WWU’s Jenise Bauman Partnering with State and Local Agencies on Cleanup of Port Orchard’s Harper’s Creek Estuary

WWU Assistant Professor of Environmental Sciences Jenise Bauman and two of her students are working this winter and spring on a monitoring project at Port Orchard’s Harper’s Creek estuary, at the site of an $8 million two-phase restoration effort led by Kitsap County and the state Dept. of Ecology.

Harper’s Creek is a small but important estuary on the southeast shore of Kitsap County. The site of a former brick factory, the estuary has important value for fish and wildlife and is used recreationally, and as a boat launch.

“The first phase of the project has been completed, and we are moving on to the second phase,” Bauman said. “Our role is to monitor certain key species to see how well the restoration efforts are working.”

Bauman said Phase 1 involved replacing a culvert that was a fish-passage barrier and removing piles of “klinker” bricks left over from the long-departed factory. A ball field now sits in the factory’s former location. The new culvert allows for a tidal connection on both sides of the road that spans the estuary.

Phase II involves the removal of more bricks, Bauman’s estuary monitoring program, and the construction of a new bridge to replace the road that spans the estuary.

Bauman’s work, along with that of her two students, Caitlin Sidhu and Jordan Stoecker of Port Orchard, will focus on showing the changes and responses of the estuary to the restoration efforts.

“We will compare the disturbed portion of the estuary, where the bricks have been removed and the new culvert added, to the rest of the estuary, and compare both to other natural and restored estuaries in Washington,” she said.

Bauman and her team will look for changes in vegetation both near and in the water, and search for invasive species such as spartina, reed canarygrass, scotch broom, and purple loosetrife. They will do water quality monitoring throughout the estuary, and sample for green crabs, forage fish, and note the presence of salmonids returning to Harper’s Creek.

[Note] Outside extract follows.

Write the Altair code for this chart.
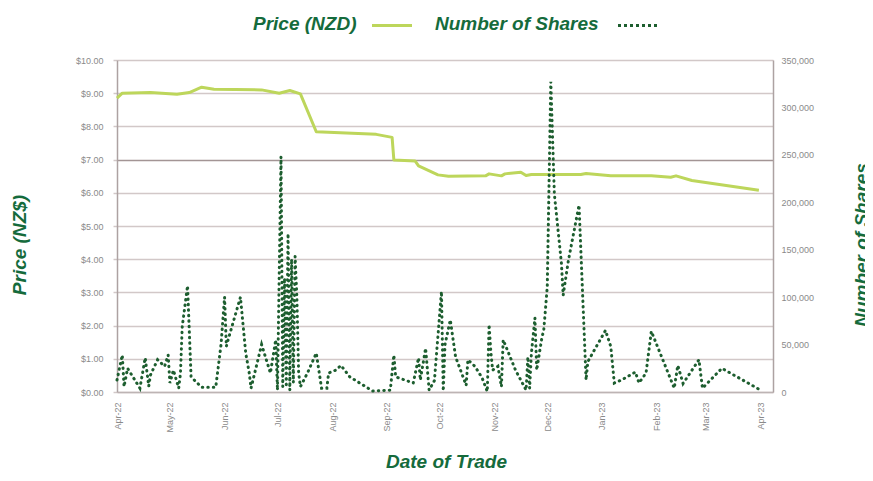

Stoecker, an Environmental Science major in WWU’s Huxley College on the Peninsulas program, said he is currently working with the Clear Creek Task Force doing estuary monitoring, and is looking to build on those skills with this new project.

“I’m really excited to work on this project with Dr. Bauman,” he said. “It’s an important project for the community and I know I will get a ton of field research experience working with her.”

Sidhu echoed Stoecker’s thoughts, and said the project was important both for the ecological health of the coast and because it sheds valuable light on the need to restore estuaries and the riparian zones so important to salmon and other species.

“It also allows me to give back to the community,” she said.

Bauman said her work is funded from a grant through Kitsap County through the state Dept. of Ecology.

“This is a fascinating project because we are going to be looking through this using so many different lenses, from the recreational boating community to the ecological perspective of a former industrial site, all the way to its redevelopment as a larger community park,” she said.